■ Information shown:
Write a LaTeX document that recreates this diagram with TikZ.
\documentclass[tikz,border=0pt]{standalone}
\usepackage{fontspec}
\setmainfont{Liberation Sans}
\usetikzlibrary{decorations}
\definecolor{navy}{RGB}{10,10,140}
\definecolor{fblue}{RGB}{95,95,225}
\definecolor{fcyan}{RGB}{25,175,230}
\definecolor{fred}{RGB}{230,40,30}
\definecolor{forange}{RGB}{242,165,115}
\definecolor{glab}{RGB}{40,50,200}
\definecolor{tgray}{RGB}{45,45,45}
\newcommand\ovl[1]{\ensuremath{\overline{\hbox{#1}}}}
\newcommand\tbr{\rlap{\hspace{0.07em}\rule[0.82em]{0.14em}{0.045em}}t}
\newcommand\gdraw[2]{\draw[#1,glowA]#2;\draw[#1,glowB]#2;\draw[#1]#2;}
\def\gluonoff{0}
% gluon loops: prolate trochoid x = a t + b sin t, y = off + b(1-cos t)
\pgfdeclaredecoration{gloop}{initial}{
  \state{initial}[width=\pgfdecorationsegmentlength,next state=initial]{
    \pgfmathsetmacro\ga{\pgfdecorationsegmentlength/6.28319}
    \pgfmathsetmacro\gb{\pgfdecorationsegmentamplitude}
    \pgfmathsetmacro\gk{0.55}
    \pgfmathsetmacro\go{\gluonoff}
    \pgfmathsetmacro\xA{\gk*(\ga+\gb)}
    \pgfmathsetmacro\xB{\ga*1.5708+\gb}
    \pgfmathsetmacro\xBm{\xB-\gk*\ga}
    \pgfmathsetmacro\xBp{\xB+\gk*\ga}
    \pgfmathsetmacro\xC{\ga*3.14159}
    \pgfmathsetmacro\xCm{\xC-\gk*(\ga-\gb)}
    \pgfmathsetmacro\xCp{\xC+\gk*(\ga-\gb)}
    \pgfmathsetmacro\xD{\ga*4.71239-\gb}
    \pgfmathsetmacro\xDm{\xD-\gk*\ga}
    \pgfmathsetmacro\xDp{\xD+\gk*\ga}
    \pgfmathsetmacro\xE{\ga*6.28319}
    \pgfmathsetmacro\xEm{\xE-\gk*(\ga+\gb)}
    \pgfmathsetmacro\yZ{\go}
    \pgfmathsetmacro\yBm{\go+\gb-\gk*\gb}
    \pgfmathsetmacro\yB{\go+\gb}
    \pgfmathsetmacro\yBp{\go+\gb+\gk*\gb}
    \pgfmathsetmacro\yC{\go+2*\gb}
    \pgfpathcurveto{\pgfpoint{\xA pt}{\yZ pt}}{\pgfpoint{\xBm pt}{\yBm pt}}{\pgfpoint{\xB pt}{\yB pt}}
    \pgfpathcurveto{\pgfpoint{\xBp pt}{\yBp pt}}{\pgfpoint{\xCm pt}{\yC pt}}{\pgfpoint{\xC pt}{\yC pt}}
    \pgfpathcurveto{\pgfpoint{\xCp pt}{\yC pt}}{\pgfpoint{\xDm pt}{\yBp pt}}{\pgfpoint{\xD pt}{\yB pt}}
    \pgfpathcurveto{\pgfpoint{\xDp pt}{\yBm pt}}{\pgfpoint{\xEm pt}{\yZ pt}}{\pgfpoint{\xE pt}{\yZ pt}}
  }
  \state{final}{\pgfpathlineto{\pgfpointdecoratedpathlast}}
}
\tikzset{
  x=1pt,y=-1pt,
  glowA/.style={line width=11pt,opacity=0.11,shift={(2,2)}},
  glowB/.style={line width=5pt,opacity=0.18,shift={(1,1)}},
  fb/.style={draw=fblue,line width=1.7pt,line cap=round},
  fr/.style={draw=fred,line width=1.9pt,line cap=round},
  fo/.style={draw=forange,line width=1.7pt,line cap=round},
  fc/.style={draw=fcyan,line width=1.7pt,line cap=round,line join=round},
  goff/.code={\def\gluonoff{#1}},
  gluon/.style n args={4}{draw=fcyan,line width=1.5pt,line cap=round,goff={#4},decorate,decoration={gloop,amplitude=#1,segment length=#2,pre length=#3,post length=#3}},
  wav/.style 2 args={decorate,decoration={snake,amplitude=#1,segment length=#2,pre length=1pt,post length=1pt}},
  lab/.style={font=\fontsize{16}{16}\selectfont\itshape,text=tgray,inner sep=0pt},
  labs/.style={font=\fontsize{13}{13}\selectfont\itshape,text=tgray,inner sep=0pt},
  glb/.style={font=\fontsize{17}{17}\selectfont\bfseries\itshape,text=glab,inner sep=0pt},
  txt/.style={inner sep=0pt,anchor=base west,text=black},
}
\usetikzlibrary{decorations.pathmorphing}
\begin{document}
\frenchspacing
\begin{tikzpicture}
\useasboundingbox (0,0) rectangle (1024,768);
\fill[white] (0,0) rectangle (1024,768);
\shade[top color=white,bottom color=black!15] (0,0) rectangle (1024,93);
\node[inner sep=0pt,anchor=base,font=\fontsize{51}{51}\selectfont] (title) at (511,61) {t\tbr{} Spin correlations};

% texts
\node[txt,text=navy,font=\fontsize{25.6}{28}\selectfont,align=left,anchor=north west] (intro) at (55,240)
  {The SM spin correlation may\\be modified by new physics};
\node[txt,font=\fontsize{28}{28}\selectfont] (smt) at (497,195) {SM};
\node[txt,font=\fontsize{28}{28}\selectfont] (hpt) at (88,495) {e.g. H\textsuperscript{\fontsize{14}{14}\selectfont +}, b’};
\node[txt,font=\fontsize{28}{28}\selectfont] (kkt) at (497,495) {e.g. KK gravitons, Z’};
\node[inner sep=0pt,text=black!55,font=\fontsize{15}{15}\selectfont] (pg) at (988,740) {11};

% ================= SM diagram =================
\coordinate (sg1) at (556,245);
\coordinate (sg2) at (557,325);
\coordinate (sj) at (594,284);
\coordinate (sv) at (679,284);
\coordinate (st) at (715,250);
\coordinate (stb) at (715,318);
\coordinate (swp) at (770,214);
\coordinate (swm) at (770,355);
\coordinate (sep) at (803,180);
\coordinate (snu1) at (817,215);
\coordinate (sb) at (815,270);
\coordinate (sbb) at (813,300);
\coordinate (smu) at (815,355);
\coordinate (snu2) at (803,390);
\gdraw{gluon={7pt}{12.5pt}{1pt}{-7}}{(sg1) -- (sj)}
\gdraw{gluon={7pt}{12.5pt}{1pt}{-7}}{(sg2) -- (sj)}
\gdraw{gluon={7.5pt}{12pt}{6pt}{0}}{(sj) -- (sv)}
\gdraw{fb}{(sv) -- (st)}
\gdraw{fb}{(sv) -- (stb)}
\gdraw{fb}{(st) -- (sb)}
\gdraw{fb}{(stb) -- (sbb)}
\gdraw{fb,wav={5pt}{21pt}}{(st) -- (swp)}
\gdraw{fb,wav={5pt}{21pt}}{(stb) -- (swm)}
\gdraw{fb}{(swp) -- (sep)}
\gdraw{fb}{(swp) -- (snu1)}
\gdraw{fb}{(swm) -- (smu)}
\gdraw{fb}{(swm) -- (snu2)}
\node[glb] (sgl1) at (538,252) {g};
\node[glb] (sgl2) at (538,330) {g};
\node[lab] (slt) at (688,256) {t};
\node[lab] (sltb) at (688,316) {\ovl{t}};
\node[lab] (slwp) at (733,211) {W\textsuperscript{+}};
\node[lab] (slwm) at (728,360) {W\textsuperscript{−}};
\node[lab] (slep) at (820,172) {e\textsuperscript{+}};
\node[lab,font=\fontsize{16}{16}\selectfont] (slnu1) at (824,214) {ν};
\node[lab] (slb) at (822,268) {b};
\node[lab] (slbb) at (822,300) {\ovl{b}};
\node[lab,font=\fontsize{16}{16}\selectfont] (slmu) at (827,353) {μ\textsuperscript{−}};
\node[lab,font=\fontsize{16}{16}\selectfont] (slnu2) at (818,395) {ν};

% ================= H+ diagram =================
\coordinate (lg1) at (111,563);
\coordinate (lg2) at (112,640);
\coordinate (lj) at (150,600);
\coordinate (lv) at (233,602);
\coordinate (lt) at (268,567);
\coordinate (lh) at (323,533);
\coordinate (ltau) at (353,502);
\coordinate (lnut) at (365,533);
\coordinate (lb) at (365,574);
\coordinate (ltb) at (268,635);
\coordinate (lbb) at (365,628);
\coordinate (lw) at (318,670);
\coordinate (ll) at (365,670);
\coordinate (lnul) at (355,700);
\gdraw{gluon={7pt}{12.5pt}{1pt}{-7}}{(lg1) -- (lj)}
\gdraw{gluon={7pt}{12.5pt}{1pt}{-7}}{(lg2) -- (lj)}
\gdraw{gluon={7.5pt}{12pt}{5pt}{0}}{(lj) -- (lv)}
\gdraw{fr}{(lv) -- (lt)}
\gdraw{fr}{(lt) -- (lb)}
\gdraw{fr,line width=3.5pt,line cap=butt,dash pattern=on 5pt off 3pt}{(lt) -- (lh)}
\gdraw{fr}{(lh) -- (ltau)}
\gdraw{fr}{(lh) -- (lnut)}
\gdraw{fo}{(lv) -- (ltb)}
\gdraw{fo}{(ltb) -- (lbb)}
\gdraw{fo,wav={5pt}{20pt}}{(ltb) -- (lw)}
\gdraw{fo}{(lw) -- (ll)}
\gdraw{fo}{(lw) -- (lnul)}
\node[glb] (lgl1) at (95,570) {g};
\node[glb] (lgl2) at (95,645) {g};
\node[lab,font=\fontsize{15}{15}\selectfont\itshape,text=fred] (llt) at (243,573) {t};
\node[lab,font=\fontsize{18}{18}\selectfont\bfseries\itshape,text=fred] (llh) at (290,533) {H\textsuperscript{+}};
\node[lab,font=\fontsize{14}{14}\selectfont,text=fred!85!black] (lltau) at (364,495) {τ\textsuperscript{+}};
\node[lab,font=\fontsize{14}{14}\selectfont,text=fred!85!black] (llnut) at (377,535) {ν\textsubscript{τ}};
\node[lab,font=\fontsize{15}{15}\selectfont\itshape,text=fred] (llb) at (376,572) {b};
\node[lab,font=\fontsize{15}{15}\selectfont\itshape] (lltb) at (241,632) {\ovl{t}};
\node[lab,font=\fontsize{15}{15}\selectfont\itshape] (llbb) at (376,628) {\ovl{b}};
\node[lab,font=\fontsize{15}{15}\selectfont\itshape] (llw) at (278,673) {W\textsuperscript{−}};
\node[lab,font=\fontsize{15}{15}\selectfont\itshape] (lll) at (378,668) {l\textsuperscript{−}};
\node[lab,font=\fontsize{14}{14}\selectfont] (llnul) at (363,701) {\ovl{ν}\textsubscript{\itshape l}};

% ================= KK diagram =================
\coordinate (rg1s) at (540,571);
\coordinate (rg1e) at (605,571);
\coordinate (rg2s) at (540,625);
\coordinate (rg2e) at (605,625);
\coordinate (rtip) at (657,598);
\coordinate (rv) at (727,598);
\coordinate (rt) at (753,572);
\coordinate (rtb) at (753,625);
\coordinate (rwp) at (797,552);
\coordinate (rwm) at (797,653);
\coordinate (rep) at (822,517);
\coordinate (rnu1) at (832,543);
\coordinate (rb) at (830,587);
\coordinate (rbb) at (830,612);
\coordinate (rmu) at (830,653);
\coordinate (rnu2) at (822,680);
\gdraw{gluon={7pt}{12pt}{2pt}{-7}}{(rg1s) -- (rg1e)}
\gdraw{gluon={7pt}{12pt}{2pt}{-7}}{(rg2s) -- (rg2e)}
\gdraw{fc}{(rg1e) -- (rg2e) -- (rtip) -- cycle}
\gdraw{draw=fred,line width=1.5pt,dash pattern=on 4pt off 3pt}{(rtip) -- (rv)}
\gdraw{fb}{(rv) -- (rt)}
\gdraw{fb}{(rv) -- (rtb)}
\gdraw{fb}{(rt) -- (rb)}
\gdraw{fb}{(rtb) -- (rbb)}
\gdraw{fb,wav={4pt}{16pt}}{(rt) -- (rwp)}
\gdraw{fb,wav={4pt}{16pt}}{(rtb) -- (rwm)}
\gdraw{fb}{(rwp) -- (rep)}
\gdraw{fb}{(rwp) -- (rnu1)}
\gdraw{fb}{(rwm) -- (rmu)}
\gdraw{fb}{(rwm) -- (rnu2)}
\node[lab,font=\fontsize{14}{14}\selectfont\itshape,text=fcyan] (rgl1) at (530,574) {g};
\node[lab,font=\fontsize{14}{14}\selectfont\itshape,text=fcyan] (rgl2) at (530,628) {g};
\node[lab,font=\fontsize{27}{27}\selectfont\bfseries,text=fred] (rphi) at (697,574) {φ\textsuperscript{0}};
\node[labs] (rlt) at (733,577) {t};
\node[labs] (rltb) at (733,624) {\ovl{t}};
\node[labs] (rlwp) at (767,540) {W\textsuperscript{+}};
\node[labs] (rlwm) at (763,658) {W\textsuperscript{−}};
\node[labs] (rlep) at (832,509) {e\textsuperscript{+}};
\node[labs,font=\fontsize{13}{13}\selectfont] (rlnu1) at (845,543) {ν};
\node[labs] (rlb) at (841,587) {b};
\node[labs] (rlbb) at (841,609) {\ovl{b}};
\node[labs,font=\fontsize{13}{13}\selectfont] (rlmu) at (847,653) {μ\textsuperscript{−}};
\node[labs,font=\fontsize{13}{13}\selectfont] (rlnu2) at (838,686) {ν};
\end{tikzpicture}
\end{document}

■ Task to carry out:
Identify and list each line with the word "diagram".

■ Expected answer:
Write a LaTeX document that recreates this diagram with TikZ.
% ================= SM diagram =================
% ================= H+ diagram =================
% ================= KK diagram =================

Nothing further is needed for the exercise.